To speed up economic and social development in developing countries, he added, is a UN Millennium Development Goal, and it is the only way leading to global prosperity.
He called upon the international community to come up with new thinking and adopt new policies in this regard. He referred to the G20 Seoul Development Consensus for Shared Growth and the Multi-Year Action Plan are important to our efforts to narrow the development gap and promote common growth.
Affirming that China has come of age as a protagonist of emerging and developing countries, Hu said: *”We should further unleash the development potential of emerging markets and developing countries and boost the economic growth of developing countries in order to stimulate aggregate global demand”*.
*”We should continue to increase the voice of emerging markets and developing countries in global economic governance and create an enabling institutional environment for their development, as called for by the changing global economic landscape”*.

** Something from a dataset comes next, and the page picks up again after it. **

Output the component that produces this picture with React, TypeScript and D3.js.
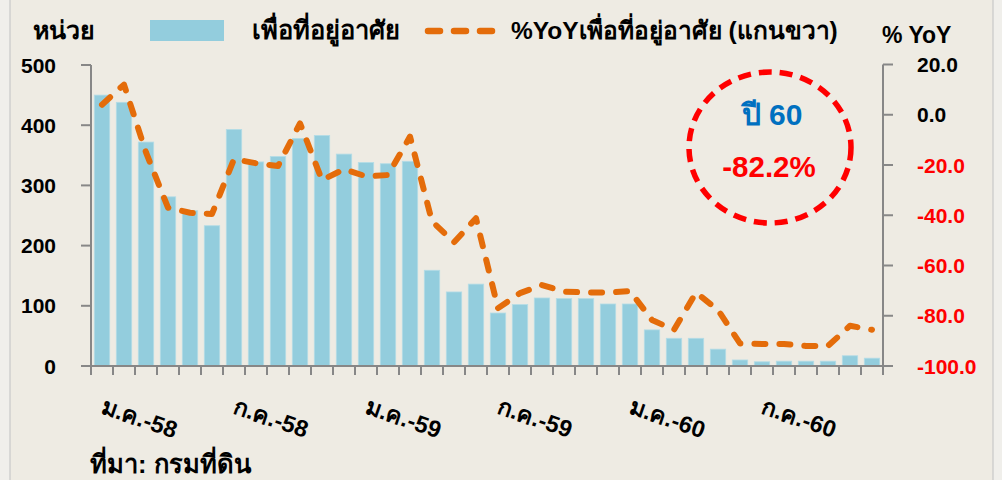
import React from "react";
import * as d3 from "d3";

const monthNames = ["ม.ค.", "ก.พ.", "มี.ค.", "เม.ย.", "พ.ค.", "มิ.ย.", "ก.ค.", "ส.ค.", "ก.ย.", "ต.ค.", "พ.ย.", "ธ.ค."];
const years = ["58", "59", "60"];
const categories: string[] = years.flatMap((y) => monthNames.map((m) => `${m}-${y}`));

const units = [450, 438, 372, 281, 258, 233, 393, 339, 348, 378, 383, 352, 338, 336, 340, 159, 123, 136, 88, 102, 113, 112, 112, 103, 103, 60, 46, 46, 28, 10, 7, 8, 8, 8, 17, 13];
const yoy = [4, 12, -15, -37, -39, -39.5, -17.7, -19.3, -20.4, -3.4, -26, -21.7, -24.5, -24, -8.7, -42.4, -50.8, -41.2, -77, -71, -67.8, -70.4, -70.7, -70.8, -70.2, -81.7, -85.6, -70.8, -77.7, -91, -91.2, -91.2, -92, -92, -84, -85.6];

const leftTicks = [0, 100, 200, 300, 400, 500];
const rightTicks = [20, 0, -20, -40, -60, -80, -100];
const shownLabels = ["ม.ค.-58", "ก.ค.-58", "ม.ค.-59", "ก.ค.-59", "ม.ค.-60", "ก.ค.-60"];

const barLegend = "เพื่อที่อยู่อาศัย";
const lineLegend = "%YoYเพื่อที่อยู่อาศัย (แกนขวา)";
const leftTitle = "หน่วย";
const rightTitle = "% YoY";
const source = "ที่มา: กรมที่ดิน";
const noteYear = "ปี 60";
const noteValue = "-82.2%";

const W = 1002;
const H = 480;
const FONT = "'Liberation Sans', Arial, sans-serif";

export default function App() {
  const x = d3.scaleBand<string>().domain(categories).range([91, 883]).paddingInner(0.3).paddingOuter(0.15);
  const yL = d3.scaleLinear().domain([0, 500]).range([366, 65]);
  const yR = d3.scaleLinear().domain([-100, 20]).range([366, 64.5]);
  const step = x.step();
  const cx = (c: string) => (x(c) as number) + x.bandwidth() / 2;

  const line = d3
    .line<number>()
    .x((_, i) => cx(categories[i]))
    .y((d) => yR(d));

  const boundaries = d3.range(categories.length + 1).map((i) => 91 + i * step);

  return (
    <svg width={W} height={H} style={{ position: "absolute", left: 0, top: 0, display: "block" }} fontFamily={FONT}>
      <rect x={0} y={0} width={W} height={H} fill="#F0EFEB" />
      <rect x={10} y={-2} width={983} height={H + 4} fill="#EEEBE3" stroke="#C9C9C9" strokeWidth={1.2} />

      {/* bars */}
      {units.map((v, i) => (
        <rect
          key={i}
          x={x(categories[i])}
          y={yL(v)}
          width={x.bandwidth()}
          height={yL(0) - yL(v)}
          fill="#93CDDD"
          stroke="#B4DCE6"
          strokeWidth={0.8}
        />
      ))}

      {/* axes */}
      <g stroke="#878787" strokeWidth={2} fill="none">
        <line x1={91} y1={65} x2={91} y2={367} />
        {leftTicks.map((t) => (
          <line key={t} x1={81} x2={91} y1={yL(t)} y2={yL(t)} />
        ))}
        <line x1={883} y1={64.5} x2={883} y2={367} />
        {rightTicks.map((t) => (
          <line key={t} x1={883} x2={893} y1={yR(t)} y2={yR(t)} />
        ))}
        <line x1={90} y1={366} x2={884} y2={366} />
        {boundaries.map((b, i) => (
          <line key={i} x1={b} x2={b} y1={366} y2={375} />
        ))}
      </g>

      {/* line series */}
      <path
        d={line(yoy) as string}
        fill="none"
        stroke="#E46C0A"
        strokeWidth={6}
        strokeDasharray="11,14"
        strokeLinecap="round"
        strokeLinejoin="round"
      />

      {/* left tick labels */}
      {leftTicks.map((t) => (
        <text key={t} x={56} y={yL(t) + 7.5} textAnchor="end" fontSize={21} fontWeight="bold" fill="#000">
          {t}
        </text>
      ))}
      {/* right tick labels */}
      {rightTicks.map((t) => (
        <text key={t} x={917} y={yR(t) + 7.5} textAnchor="start" fontSize={21} fontWeight="bold" fill={t < 0 ? "#FF0000" : "#000"}>
          {t.toFixed(1)}
        </text>
      ))}

      {/* x labels */}
      {shownLabels.map((l) => {
        const px = cx(l) - 2;
        const py = 413;
        return (
          <text key={l} x={px} y={py} transform={`rotate(19 ${px} ${py})`} fontSize={23.5} fontWeight="bold" fill="#000">
            {l}
          </text>
        );
      })}

      {/* titles */}
      <text x={33} y={39} fontSize={25} fontWeight="bold" fill="#000">{leftTitle}</text>
      <text x={882} y={43} fontSize={23} fontWeight="bold" fill="#000">{rightTitle}</text>

      {/* legend */}
      <rect x={150} y={20} width={74} height={21} fill="#93CDDD" />
      <text x={252} y={39} fontSize={25.5} fontWeight="bold" fill="#000">{barLegend}</text>
      <line x1={428} y1={31} x2={500} y2={31} stroke="#E46C0A" strokeWidth={6.5} strokeDasharray="12,14" strokeLinecap="round" />
      <text x={511} y={39} fontSize={24.5} fontWeight="bold" fill="#000">{lineLegend}</text>

      {/* annotation circle */}
      <ellipse cx={770} cy={147.5} rx={81} ry={75.5} fill="none" stroke="#FF0000" strokeWidth={5.5} strokeDasharray="13,8" />
      <text x={772} y={125} textAnchor="middle" fontSize={30} fontWeight="bold" fill="#0070C0">{noteYear}</text>
      <text x={769} y={177} textAnchor="middle" fontSize={29.5} fontWeight="bold" fill="#FF0000">{noteValue}</text>

      {/* source */}
      <text x={90} y={473} fontSize={25.5} fontWeight="bold" fill="#000">{source}</text>
    </svg>
  );
}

*”We should build a more equal and balanced global partnership for development, strengthen the North-South dialogue and South-South cooperation, intensify coordination and cooperation with the United Nations on development, and support the UN and its specialized agencies in continuing to play an important role in development.”*
As a developing country, China stands ready to promote mutual assistance with other developing countries and will work with them to advance durable peace and common prosperity of the world, Hu assured an array of developing and least developed countries barred from the G20.